WHAT IS NEEDED. Read the entries below and pull out each line with the string "that".

THE RECORDS.
-------------------------

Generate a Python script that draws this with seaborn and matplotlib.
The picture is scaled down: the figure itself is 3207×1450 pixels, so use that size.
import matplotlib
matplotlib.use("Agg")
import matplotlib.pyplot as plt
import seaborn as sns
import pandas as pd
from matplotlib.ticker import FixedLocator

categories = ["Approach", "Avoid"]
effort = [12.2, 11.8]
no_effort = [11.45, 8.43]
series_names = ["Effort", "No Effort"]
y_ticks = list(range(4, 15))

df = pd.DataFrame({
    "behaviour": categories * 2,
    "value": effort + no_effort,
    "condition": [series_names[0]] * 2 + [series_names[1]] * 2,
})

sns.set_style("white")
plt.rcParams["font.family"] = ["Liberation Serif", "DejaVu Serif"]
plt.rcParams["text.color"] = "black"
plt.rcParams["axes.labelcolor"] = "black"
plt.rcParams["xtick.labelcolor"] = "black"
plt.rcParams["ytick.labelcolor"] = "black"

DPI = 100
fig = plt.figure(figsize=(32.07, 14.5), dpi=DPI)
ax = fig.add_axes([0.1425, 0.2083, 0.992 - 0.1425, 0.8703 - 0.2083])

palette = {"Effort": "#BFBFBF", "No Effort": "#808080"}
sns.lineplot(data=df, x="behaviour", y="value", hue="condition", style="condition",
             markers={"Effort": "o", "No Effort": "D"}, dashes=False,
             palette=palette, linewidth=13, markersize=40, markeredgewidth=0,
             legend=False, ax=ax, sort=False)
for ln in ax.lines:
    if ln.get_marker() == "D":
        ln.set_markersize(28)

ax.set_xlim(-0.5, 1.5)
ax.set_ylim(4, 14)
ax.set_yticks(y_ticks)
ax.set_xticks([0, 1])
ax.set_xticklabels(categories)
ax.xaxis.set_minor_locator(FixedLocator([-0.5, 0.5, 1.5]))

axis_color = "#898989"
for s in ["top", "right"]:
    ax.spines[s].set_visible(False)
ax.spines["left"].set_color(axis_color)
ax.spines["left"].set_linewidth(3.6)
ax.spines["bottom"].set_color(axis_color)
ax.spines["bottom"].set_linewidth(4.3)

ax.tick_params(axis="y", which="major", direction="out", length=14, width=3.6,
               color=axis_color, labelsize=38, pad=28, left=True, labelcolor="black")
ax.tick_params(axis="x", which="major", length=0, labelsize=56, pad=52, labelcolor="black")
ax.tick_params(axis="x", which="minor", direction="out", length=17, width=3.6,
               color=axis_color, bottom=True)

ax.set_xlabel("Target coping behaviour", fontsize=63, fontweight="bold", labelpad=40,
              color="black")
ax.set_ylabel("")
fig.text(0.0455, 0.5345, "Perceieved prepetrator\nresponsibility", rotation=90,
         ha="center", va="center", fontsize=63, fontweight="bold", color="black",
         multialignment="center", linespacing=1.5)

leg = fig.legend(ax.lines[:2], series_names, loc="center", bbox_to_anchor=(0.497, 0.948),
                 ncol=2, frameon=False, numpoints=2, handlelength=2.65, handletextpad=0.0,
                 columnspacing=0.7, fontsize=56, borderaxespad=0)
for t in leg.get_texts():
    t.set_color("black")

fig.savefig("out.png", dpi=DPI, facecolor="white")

-------------------------

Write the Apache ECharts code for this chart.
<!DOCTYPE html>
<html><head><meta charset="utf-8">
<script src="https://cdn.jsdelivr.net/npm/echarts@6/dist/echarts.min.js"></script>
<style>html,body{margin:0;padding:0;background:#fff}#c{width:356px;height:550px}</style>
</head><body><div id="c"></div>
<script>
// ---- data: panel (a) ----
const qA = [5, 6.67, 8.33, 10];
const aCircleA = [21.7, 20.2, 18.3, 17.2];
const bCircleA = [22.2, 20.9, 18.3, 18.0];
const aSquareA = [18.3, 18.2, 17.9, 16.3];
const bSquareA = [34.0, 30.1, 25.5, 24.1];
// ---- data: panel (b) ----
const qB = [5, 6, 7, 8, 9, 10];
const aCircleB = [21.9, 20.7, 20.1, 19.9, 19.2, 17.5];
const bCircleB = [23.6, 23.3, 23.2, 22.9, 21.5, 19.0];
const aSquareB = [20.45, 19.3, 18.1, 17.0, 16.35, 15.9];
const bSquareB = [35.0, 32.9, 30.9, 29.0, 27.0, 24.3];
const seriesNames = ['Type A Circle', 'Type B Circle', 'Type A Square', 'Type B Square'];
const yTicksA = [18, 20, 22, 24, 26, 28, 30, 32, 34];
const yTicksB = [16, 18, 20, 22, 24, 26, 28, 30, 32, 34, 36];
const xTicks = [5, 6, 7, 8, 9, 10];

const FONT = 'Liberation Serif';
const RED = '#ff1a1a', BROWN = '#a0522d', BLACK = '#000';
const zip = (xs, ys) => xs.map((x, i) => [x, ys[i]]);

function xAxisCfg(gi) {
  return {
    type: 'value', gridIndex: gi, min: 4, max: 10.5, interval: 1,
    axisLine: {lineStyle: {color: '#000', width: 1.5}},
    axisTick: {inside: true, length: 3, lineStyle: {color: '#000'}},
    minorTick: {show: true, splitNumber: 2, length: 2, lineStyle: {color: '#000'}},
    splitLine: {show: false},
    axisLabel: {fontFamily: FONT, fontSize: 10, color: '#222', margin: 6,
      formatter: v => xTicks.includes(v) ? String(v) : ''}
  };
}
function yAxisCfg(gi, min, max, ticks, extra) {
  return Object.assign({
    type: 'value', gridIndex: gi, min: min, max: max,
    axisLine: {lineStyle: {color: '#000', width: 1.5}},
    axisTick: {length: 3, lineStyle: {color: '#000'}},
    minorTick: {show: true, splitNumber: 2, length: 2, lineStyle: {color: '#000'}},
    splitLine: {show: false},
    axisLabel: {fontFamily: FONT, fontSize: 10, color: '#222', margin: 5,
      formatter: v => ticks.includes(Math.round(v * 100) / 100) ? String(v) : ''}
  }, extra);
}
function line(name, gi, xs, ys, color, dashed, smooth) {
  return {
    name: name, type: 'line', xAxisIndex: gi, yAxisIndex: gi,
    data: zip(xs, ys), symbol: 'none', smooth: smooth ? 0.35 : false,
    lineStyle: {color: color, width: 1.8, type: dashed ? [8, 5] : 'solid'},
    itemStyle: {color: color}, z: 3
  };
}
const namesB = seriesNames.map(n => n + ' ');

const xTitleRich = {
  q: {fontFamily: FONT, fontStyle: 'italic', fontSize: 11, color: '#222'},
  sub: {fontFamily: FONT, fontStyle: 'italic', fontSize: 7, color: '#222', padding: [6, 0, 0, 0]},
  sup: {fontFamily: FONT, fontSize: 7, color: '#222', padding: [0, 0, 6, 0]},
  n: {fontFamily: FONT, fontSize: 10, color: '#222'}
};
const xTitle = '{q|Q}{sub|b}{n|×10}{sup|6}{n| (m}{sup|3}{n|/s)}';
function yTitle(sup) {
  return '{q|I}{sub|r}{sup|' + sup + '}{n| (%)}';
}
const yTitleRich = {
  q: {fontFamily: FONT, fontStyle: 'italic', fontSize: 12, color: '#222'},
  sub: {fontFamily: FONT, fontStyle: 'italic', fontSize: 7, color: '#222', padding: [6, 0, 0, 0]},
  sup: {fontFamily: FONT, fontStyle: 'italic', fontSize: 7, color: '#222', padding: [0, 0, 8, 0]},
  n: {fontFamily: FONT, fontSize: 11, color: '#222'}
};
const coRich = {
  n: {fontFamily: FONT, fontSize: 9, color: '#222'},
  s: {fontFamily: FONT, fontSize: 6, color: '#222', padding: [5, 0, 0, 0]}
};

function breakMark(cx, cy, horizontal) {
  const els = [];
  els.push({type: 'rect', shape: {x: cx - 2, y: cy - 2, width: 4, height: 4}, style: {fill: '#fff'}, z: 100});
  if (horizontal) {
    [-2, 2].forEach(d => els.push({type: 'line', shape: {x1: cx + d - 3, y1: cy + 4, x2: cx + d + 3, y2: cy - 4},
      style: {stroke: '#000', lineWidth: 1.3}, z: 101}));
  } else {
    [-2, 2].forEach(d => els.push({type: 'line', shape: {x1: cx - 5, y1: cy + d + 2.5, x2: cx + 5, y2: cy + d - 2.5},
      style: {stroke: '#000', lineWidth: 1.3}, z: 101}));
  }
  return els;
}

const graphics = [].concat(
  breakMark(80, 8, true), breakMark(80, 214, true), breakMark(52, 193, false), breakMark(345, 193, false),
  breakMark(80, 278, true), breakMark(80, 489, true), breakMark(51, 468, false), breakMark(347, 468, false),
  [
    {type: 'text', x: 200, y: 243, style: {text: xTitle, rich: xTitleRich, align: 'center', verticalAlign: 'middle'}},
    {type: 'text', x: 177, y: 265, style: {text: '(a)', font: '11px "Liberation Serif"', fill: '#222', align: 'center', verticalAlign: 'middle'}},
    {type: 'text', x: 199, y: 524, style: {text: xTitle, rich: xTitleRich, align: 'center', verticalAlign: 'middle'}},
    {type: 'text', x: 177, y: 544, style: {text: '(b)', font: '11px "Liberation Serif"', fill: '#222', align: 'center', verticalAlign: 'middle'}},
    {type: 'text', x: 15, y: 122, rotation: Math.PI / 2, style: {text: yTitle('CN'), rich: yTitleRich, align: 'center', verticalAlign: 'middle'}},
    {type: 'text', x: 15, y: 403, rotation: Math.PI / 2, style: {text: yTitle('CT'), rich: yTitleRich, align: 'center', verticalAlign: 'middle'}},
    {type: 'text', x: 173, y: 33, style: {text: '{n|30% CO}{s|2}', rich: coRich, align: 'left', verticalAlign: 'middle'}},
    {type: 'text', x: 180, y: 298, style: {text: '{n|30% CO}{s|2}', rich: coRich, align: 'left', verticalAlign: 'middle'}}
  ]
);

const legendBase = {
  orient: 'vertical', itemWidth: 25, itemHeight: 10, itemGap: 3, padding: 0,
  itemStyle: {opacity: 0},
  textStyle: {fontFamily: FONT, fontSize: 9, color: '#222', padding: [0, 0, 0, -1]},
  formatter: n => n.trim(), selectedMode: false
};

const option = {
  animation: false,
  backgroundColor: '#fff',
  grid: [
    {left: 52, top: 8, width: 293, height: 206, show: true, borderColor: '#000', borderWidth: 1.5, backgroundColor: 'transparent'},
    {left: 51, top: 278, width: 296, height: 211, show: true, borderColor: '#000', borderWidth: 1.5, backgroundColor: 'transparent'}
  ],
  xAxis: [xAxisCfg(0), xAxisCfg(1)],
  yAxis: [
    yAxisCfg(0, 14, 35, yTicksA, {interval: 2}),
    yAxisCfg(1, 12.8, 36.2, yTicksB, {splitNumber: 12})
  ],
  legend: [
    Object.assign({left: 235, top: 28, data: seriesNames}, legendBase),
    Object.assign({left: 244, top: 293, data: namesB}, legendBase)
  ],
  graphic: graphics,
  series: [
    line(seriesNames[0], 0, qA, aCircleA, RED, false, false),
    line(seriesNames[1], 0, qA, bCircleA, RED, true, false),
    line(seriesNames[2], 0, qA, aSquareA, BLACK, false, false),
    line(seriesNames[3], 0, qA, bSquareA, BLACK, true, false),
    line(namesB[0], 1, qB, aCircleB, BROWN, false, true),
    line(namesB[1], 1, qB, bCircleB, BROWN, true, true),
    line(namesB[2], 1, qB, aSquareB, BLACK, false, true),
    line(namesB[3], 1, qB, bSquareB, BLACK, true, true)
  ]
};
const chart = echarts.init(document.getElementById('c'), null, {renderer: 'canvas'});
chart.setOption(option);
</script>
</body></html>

-------------------------

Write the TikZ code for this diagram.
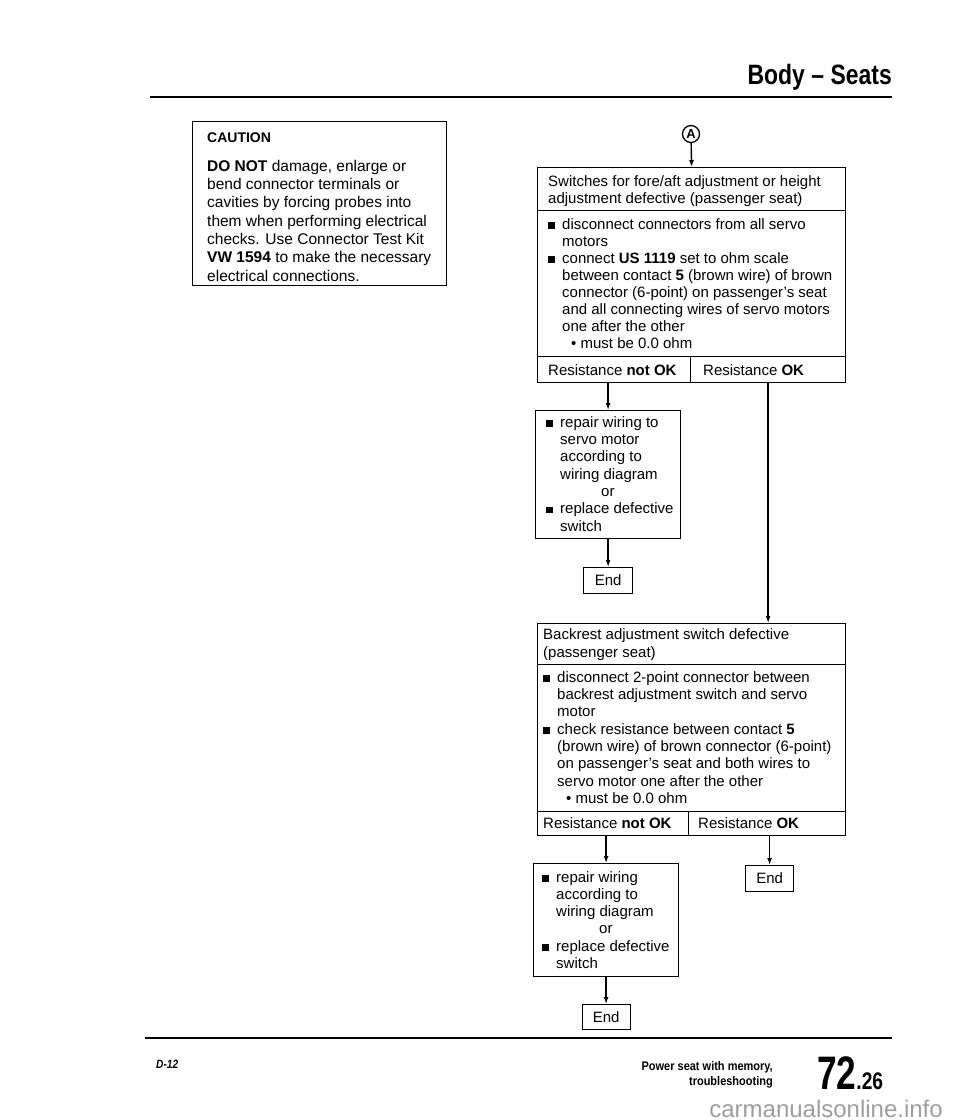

-------------------------

FULL RESPONSE.
Generate a Python script that draws this with seaborn and matplotlib.
The picture is scaled down: the figure itself is 3207×1450 pixels, so use that size.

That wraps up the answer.